I heard the joking older men that used be bantering with Sandy in the shop in the late nights once estimating that Charlie had carried a quarter-ton of Roses up the mountain down his courting years. The couple had been going out for years.
The cruel reality was that Charlie had to wait for his elderly mother to pass away before bringing another woman about the place.
Anyway, the courtship lasted 11 years before the marriage. They had five children, three boys and two girls.
They were a lovely family, all shy like their parents, and last I heard some years ago two of the boys and one of the girls were settled and married in America. Presumably they have families growing up now. Maybe one of them is reading this.
If so they should know that bouquets of Roses in little brown bags enriched and sustained that long, long courtship. And that was a common enough situation back then.
You might hear remarks like, "Jackie is getting serious about her, he's buying the Roses.” So ye can see where I'm coming from.
It comes to mind because your huge Kraft firm (which I associate with highly processed cheese mainly) has just gobbled up Cadbury, and I wonder if the Roses will continue to bloom for much longer.
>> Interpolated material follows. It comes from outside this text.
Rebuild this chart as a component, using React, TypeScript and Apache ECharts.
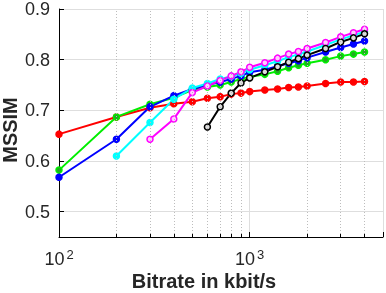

More than that, though -- and I do not have a sweet tooth -- I fervently hope that the bar of Cadbury’s Dairy Milk chocolate survives and thrives for the rest of my life. It is very special to myself and, no doubt to tens of thousands of other Irishmen of my generation.
I should also mention in fairness that Cadbury has a couple of factories in Ireland, employing about 900 workers in Dublin and Kerry, and I hope their jobs will be secure following this takeover.
Kraft is a giant multinational. The Cadbury family was originally Quakers and paternalistic and caring employers. In their early days they sold tea and cocoa, and it is claimed this is because they wanted to offer the plain people a tasty alternative to alcohol!
Back to the bars of Dairy Milk. In Europe the chocoholics (mostly female) go stone mad for Belgian and Swiss chocolates. To my taste these are not a patch on the rich wholesomeness of Dairy Milk.
There is something very special about the little blue-clad bar. When you were a young reporter who could be sent anywhere on a story any working day you always brought an overnight bag when coming to work in the mornings.
You also stowed in your overcoat pocket an ample supply of loose change to feed the nearest telephone kiosk when reporting back -- no cell phones then -- and an equally vital requirement was one or two bars of Dairy Milk.
How good those tasted when you were starving on an offshore island at the end of the day, or trying to find a telephone kiosk at the bottom of a Mayo mountain to send over your story.
I've eaten Dairy Milk off the west coast with shark-hunters, coming down Croagh Patrick, last week at the All-Ireland greyhound coursing finals in Clonmel, in riot-ripped Derry of the recent past, aboard hookers on Galway Bay, at football and hurling matches everywhere between here and hell, outside Ballinasloe at the Horse Fair, at Puck Fair, at Fleadhanna in Listowel and elsewhere.
Anywhere that hunger struck when I was on the job I always could put my hand in my pocket for my sustaining bar of Cadbury. Long before it reaches my belly, it always has already warmed the cockles of my heart.
Do ye have Cadbury over there already? I don't know whether you have or not, but I do know I have tasted a few Hershey bars in my time, and they were not in the same division at all.
If this takeover means that Dairy Milk bars will soon be available to your overcoat pockets or handbags that is all good. And they are certain to taste especially sweet for those whose parents' courtships were ripened and sustained here at home by those special little bags of a different kind of Roses!